Les cent jours de Joe Biden
Jean-Christophe Debar, Fondation FARM
A peine installé dans le bureau ovale, le 46ème président américain a pris une série de décrets - sur la gestion de la pandémie, l’immigration, le climat… - qui donne le la des grandes orientations de son mandat. Comme la plupart de ses prédécesseurs, Joe Biden veut faire de ses cent premiers jours à la Maison Blanche le symbole d’une rupture, censée conduire les Etats-Unis vers plus de prospérité et de justice sociale. Mais cet exercice conventionnel a aujourd’hui un sens particulier, tant le pays qu’il gouverne est divisé en deux camps qui ne semblent plus pouvoir s’accorder sur la définition du bien commun.

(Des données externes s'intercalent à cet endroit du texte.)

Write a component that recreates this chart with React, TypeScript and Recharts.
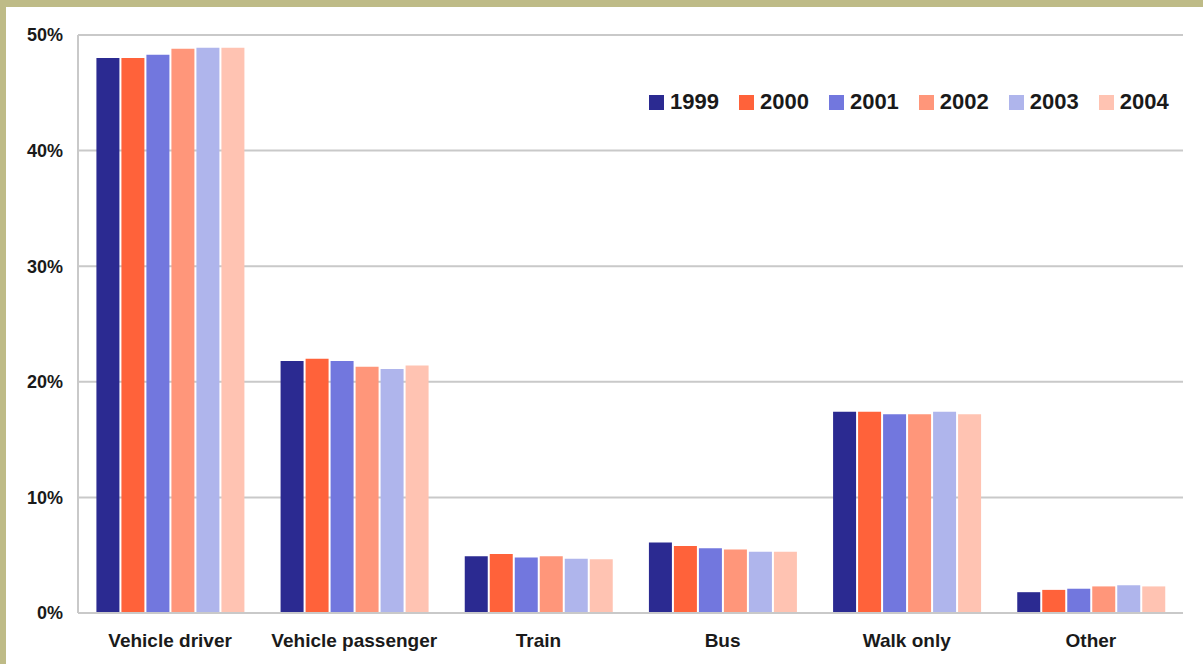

C’est Franklin Roosevelt qui évoqua le premier l’importance des « cent premiers jours », dans une allocution radiophonique en juillet 1933. L’Amérique était alors plongée dans la Grande Dépression. « Cette nation exige de l’action, et de l’action immédiate », avait déclaré le président dans son discours d’investiture. Joe Biden vit un moment rooseveltien. Il veut prouver qu’une forte intervention de l’Etat peut sortir les Etats-Unis de la crise profonde qu’ils traversent, à condition de la fonder sur un nouveau paradigme, centré sur une réponse collective au changement climatique. Selon lui, cette réponse n’est pas seulement impérative, pour éviter la catastrophe annoncée. Une économie plus verte, impulsée par la révolution technologique en cours, peut réindustrialiser le pays et créer un grand nombre d’emplois. L’enjeu de ce New Deal est aussi de dessiner un horizon, de ressouder une unité nationale aujourd’hui en miettes. Reste à voir si cet objectif peut être atteint sans de profondes réformes sociales et fiscales, hors de portée dans l’immédiat.
L’agriculture concernée
Les cent premiers jours de Joe Biden seront couronnés de succès s’il parvient à accélérer la vaccination contre la Covid et à faire voter par le Congrès ses deux premiers projets phares : un gigantesque plan de relance de l’économie, assorti d’un programme de rénovation des infrastructures (routes, canaux, réseaux 5G...). Le monde rural en attend beaucoup. Viendra ensuite l’élaboration d’une politique climatique ambitieuse, visant notamment à réduire à zéro les émissions agricoles nettes de gaz à effet en 2050, à grand renfort d’aides publiques. Mais si le stockage de carbone peut être une source de revenus pour les farmers, leur regard est d’abord tourné vers la Chine, qui absorbe un sixième des exportations agricoles. Sur ce point, pas de rupture de fond avec le bras-de-fer engagé par Donald Trump contre Pékin : peut-être un changement de méthode, consistant à traiter le conflit de manière multilatérale, avec notamment l’appui de l’Europe.
Franklin Roosevelt avait réussi à convaincre le Congrès d’adopter son train de réformes. Tout reste à faire pour Joe Biden. Les Démocrates sont certes majoritaires à la Chambre des représentants, ainsi qu’au Sénat, compte tenu de la voix de la vice-présidente, Kamala Harris. Mais les sénateurs républicains entendent bien user de leur pouvoir d’obstruction, qui leur permet de bloquer le processus législatif par une prise de parole sans interruption. En outre, le fragile équilibre parlementaire entre les deux partis pourrait être bouleversé par les élections de mi-mandat qui renouvelleront l’ensemble de la Chambre et un tiers du Sénat, en novembre 2022. Impossible donc de prévoir si le prochain farm bill, en 2023, sera l’occasion d’une nouvelle donne, telle qu’elle s’ébauche en Europe avec la réforme de la PAC, ou un simple changement cosmétique de la politique agricole américaine.